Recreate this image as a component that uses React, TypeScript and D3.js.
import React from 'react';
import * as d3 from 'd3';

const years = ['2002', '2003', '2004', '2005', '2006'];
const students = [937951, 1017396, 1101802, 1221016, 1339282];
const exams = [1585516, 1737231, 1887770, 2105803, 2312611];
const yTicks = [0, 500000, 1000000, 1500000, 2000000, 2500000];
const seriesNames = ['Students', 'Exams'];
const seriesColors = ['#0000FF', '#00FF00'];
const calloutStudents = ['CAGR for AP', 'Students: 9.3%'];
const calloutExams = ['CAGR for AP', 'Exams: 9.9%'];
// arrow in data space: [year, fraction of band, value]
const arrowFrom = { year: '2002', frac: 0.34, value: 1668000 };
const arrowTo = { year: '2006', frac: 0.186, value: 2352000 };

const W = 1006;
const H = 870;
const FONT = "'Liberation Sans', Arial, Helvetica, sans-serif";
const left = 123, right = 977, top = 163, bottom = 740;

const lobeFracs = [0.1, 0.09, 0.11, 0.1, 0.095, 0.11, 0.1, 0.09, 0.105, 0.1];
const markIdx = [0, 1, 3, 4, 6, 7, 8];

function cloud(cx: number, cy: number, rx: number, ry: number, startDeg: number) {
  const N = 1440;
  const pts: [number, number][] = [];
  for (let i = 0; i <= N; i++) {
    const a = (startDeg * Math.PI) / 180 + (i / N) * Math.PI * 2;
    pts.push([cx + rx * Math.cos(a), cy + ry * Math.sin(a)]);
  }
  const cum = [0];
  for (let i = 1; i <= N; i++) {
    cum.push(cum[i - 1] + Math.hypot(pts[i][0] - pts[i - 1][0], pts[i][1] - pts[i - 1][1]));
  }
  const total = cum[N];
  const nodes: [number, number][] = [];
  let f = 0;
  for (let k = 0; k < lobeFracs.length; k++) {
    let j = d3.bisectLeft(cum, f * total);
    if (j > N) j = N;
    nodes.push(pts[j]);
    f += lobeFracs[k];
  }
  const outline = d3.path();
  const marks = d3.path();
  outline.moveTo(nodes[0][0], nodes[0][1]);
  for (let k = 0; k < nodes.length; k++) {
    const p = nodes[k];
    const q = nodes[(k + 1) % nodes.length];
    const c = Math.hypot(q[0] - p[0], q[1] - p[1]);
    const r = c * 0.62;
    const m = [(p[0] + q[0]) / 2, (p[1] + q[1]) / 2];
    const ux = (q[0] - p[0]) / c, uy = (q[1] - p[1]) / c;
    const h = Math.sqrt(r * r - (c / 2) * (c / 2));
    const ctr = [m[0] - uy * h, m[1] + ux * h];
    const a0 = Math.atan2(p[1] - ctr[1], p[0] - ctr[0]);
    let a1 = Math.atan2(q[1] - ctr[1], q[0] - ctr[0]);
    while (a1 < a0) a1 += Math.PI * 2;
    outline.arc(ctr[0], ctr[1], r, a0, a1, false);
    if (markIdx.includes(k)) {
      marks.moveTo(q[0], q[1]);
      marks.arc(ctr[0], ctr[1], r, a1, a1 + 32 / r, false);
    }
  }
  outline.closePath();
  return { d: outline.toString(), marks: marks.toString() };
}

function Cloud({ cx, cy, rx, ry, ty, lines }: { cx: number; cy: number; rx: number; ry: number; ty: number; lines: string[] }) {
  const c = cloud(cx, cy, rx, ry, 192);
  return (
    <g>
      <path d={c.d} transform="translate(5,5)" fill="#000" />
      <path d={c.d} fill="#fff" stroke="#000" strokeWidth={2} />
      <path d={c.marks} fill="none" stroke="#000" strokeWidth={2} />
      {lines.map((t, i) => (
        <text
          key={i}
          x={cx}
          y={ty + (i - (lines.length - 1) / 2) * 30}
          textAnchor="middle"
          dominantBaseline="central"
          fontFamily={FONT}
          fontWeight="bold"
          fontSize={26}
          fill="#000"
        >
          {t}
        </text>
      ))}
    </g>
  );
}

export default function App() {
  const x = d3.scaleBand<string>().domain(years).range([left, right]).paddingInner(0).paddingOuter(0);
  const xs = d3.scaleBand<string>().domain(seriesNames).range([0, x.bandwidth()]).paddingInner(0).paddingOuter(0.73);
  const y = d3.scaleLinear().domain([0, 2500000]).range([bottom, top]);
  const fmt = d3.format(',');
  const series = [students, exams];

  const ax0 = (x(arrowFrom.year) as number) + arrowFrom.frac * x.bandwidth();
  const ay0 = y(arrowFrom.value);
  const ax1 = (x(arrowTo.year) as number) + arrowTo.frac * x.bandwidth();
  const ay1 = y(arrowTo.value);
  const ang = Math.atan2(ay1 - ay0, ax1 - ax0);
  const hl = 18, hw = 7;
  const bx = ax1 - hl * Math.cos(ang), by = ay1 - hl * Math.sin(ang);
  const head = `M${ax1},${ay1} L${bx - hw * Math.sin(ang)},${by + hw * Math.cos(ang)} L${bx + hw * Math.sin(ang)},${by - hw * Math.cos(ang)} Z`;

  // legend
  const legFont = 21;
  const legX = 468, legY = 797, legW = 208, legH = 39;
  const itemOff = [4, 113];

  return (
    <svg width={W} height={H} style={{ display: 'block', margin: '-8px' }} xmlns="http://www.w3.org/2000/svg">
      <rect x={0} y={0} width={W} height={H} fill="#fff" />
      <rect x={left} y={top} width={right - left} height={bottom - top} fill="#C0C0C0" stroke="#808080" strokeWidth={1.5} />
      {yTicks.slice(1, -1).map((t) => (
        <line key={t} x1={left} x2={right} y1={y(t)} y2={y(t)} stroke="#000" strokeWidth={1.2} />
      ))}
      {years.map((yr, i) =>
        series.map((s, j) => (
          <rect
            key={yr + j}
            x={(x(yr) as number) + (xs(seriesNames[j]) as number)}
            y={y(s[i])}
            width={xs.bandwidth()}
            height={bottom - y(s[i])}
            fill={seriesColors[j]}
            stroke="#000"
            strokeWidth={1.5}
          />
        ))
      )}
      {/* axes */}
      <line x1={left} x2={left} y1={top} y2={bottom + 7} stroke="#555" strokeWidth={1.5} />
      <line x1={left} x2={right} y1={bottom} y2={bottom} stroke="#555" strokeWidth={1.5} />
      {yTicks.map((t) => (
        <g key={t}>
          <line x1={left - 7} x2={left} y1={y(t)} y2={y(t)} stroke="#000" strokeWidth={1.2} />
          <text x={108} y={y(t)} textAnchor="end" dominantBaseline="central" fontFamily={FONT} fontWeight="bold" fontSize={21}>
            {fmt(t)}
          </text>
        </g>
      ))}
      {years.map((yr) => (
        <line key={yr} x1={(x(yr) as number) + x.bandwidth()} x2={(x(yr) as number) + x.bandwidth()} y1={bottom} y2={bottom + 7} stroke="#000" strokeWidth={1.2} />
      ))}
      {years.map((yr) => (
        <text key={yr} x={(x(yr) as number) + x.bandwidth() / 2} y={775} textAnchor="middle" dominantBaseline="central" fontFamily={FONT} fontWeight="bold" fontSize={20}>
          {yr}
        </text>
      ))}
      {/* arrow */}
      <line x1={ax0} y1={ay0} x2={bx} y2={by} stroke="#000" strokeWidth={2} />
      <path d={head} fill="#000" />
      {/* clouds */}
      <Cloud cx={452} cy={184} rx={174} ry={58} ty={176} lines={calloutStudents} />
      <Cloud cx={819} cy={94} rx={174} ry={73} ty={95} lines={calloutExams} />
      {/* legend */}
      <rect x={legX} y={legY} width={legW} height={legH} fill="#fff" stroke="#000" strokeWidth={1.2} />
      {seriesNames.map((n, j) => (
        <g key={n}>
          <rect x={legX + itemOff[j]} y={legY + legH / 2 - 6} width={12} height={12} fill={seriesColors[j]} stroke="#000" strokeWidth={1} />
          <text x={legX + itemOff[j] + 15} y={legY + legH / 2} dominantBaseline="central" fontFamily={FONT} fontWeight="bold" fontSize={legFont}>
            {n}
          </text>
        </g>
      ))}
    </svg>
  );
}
◆ ◆ ◆ ◆
Task directions:
Quote the listing word for word from its first line through the line in which "import * as d3 from 'd3';" appears.

Complete response:
Recreate this image as a component that uses React, TypeScript and D3.js.
import React from 'react';
import * as d3 from 'd3';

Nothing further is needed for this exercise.